Term-based contracts generally come up for renewal, renegotiation or cancellation at specific intervals. If a company misses this window, the contract might be automatically cancelled or renewed. As a result, a company could see its broadband contract renewed for 12 or 24 months when it intended to cancel or negotiate a better deal for example. Or a business-critical service such as monthly inventory delivery could be unexpectedly cancelled because no one was alerted to renew the contract.

3. Unnecessary penalties and lost benefits:

Some of the most important detail in a contract concerns the benefits and obligations it sets out for each party. These details can easily be lost in the small print of a lengthy contract, especially if finance and procurement teams are managing hundreds of contracts and counterparties. For example, a company might need to pay a penalty or lose a discount for not meeting its payment deadlines to a supplier. Or it could miss out on supplier incentives and discounts because it is not aware of them.

4. Manual workflows:

Post-signature contract management typically involves a range of time-draining, admin-intensive tasks related to events such as renewals, terminations, price escalations, breaches and so on. These tasks can slow a business down, introduce human error into processes, and use up time that employees could be directing towards more value-adding activities.
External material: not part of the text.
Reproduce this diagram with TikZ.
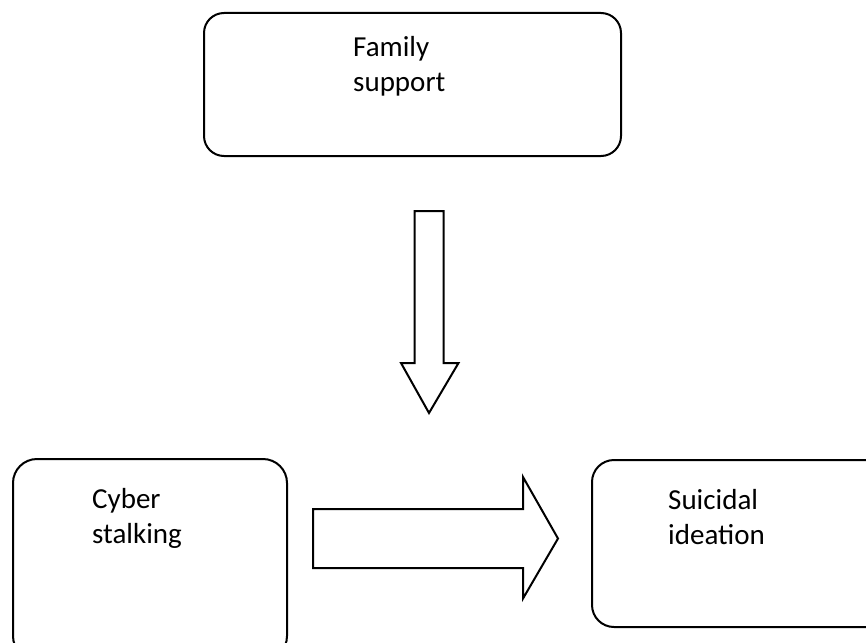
\documentclass[tikz,border=0pt]{standalone}
\usepackage{fontspec}
\setmainfont{Carlito}
\usepackage{tikz}
\usetikzlibrary{calc}

\tikzset{
  box/.style={draw, line width=2pt, rounded corners=20pt, inner sep=0pt},
  lbl/.style={font=\fontsize{29}{35}\selectfont, align=left, anchor=base west, inner sep=0pt},
  blockarrow/.style={draw, line width=2pt, line join=miter}
}

\begin{document}
\begin{tikzpicture}[x=1pt, y=-1pt]
  % page frame, the two lower boxes run past it
  \useasboundingbox (0,0) rectangle (866,642);
  \clip (0,0) rectangle (866,642);
  % Boxes
  \node[box, minimum width=417pt, minimum height=143pt] (family) at (412.5,84.5) {};
  \node[box, rounded corners=24pt, minimum width=274pt, minimum height=201pt] (cyber) at (150,559.5) {};
  \node[box, rounded corners=22pt, minimum width=298pt, minimum height=167pt] (suicidal) at (741,543.5) {};
  % Labels (anchored on the baseline of the second line)
  \node[lbl] (familytext) at (353,91) {Family\\support};
  \node[lbl] (cybertext) at (92,543) {Cyber\\stalking};
  \node[lbl] (suicidaltext) at (668,544) {Suicidal\\ideation};
  % Block arrow from family support down
  \coordinate (dtail) at (429,211);
  \draw[blockarrow] ($(dtail)+(-14.5,0)$) -- ++(29,0) -- ++(0,152) -- ++(15,0)
    -- ($(dtail)+(0,202)$) -- ($(dtail)+(-28,152)$) -- ++(13.5,0) -- cycle;
  % Block arrow from cyber stalking to suicidal ideation
  \coordinate (rtail) at (313,538.5);
  \draw[blockarrow] ($(rtail)+(0,-29.5)$) -- ++(210,0) -- ++(0,-32) -- ($(rtail)+(245,0)$)
    -- ($(rtail)+(210,60)$) -- ++(0,-30.5) -- ++(-210,0) -- cycle;
\end{tikzpicture}
\end{document}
5. Controlling access to privileged information:

When contracts are stored in a haphazard way with no centralised controls, it becomes significantly harder to ensure the confidentiality and privacy of sensitive contracts. There is no consistent way to manage user access to stored information or assign limited access to designated users for highly confidential contracts.

Unlocking the value of your contracts beyond signature:

The legal contracts a company has signed have a significant bearing on its finances, operations, and risks. Yet most companies are not managing post-signature contracts in a strategic manner. According to KPMG, this oversight means that organisations are missing out on 40% of the identified potential of their contracts.
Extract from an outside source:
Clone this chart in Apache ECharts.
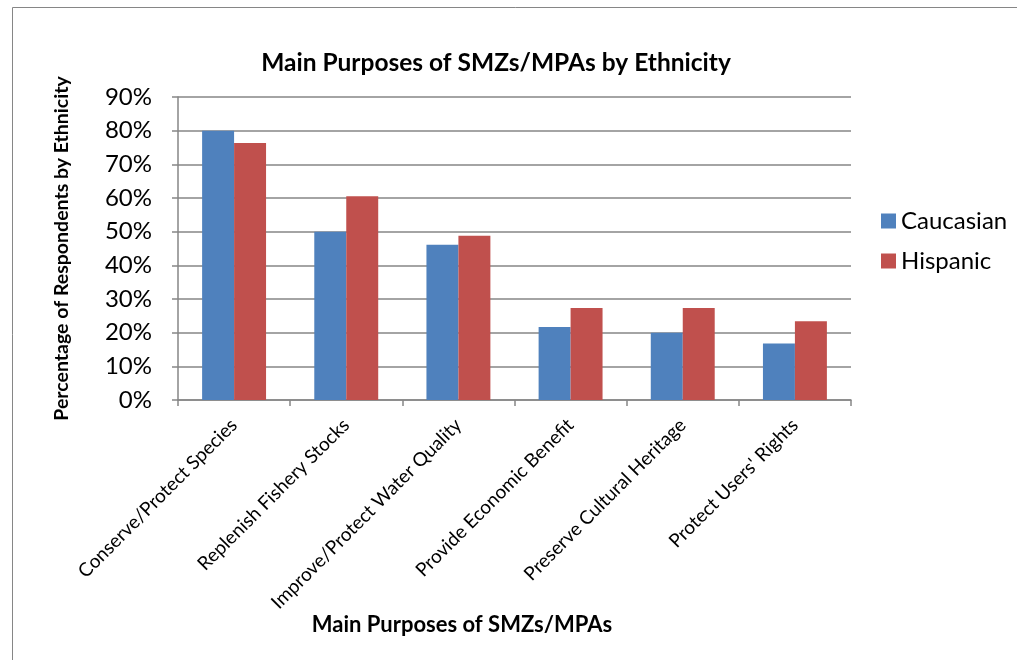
<!DOCTYPE html>
<html>
<head>
<meta charset="utf-8">
<script src="https://cdn.jsdelivr.net/npm/echarts@6/dist/echarts.min.js"></script>
<style>
html,body{margin:0;padding:0;background:#fff;}
#chart{width:1017px;height:660px;}
</style>
</head>
<body>
<div id="chart"></div>
<script>
const categories = [
  "Conserve/Protect Species",
  "Replenish Fishery Stocks",
  "Improve/Protect Water Quality",
  "Provide Economic Benefit",
  "Preserve Cultural Heritage",
  "Protect Users' Rights"
];
const caucasian = [80.0, 50.0, 46.1, 21.7, 20.0, 16.8];
const hispanic = [76.3, 60.5, 48.8, 27.3, 27.3, 23.4];
const seriesNames = ["Caucasian", "Hispanic"];
const chartTitle = "Main Purposes of SMZs/MPAs by Ethnicity";
const xAxisTitle = "Main Purposes of SMZs/MPAs";
const yAxisTitle = "Percentage of Respondents by Ethnicity";

const FONT = "Lato, 'Open Sans', sans-serif";
const chart = echarts.init(document.getElementById('chart'), null, {renderer: 'canvas'});
chart.setOption({
  animation: false,
  backgroundColor: '#fff',
  textStyle: {fontFamily: FONT, color: '#000'},
  graphic: [{
    type: 'rect', left: 10, top: 5, silent: true,
    shape: {width: 1040, height: 700},
    style: {fill: 'none', stroke: '#868686', lineWidth: 1}
  }],
  title: [
    {text: chartTitle, left: 491, top: 46, textAlign: 'center',
     textStyle: {fontFamily: FONT, fontSize: 24.5, fontWeight: 'bold', color: '#000'}},
    {text: xAxisTitle, left: 457, top: 609, textAlign: 'center',
     textStyle: {fontFamily: FONT, fontSize: 22, fontWeight: 'bold', color: '#000'}}
  ],
  legend: {
    orient: 'vertical', left: 876, top: 204,
    itemWidth: 15, itemHeight: 15, itemGap: 16,
    icon: 'rect',
    textStyle: {fontFamily: FONT, fontSize: 24, color: '#000'},
    data: seriesNames
  },
  grid: {left: 178, right: 166, top: 97, bottom: 260, containLabel: false},
  xAxis: {
    type: 'category', data: categories,
    axisLine: {lineStyle: {color: '#868686', width: 1.5}},
    axisTick: {show: true, alignWithLabel: false, length: 6, lineStyle: {color: '#868686', width: 1.5}},
    axisLabel: {rotate: 45, margin: 22, fontFamily: FONT, fontSize: 19, color: '#000', interval: 0}
  },
  yAxis: {
    type: 'value', min: 0, max: 90, interval: 10,
    name: yAxisTitle, nameLocation: 'middle', nameGap: 106, nameRotate: 90,
    nameTextStyle: {fontFamily: FONT, fontSize: 19.5, fontWeight: 'bold', color: '#000'},
    axisLine: {show: true, lineStyle: {color: '#868686', width: 1.5}},
    axisTick: {show: true, length: 6, inside: false, lineStyle: {color: '#868686', width: 1.5}},
    axisLabel: {formatter: '{value}%', margin: 26, fontFamily: FONT, fontSize: 24, color: '#000'},
    splitLine: {show: true, lineStyle: {color: '#868686', width: 1.5}}
  },
  series: [
    {name: seriesNames[0], type: 'bar', data: caucasian, barGap: '0%', barCategoryGap: '43%',
     itemStyle: {color: '#4F81BD'}},
    {name: seriesNames[1], type: 'bar', data: hispanic, barGap: '0%', barCategoryGap: '43%',
     itemStyle: {color: '#C0504D'}}
  ]
});
</script>
</body>
</html>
However, cloud-based technology that enables companies to securely and efficiently store, organise and manage post-signature contracts has become increasingly accessible over the past few years. Such solutions analyse and extract key data from contracts, offering complete visibility into every contract a company manages.

This enables companies to improve management of their post-signature contracts, make better decisions, meet deadlines and obligations, and ensure that they are receiving the full benefits due to them. It all begins with a simple subscription to a Software as a Service (SaaS) solution – a compelling strategy to unlock untapped value within any business.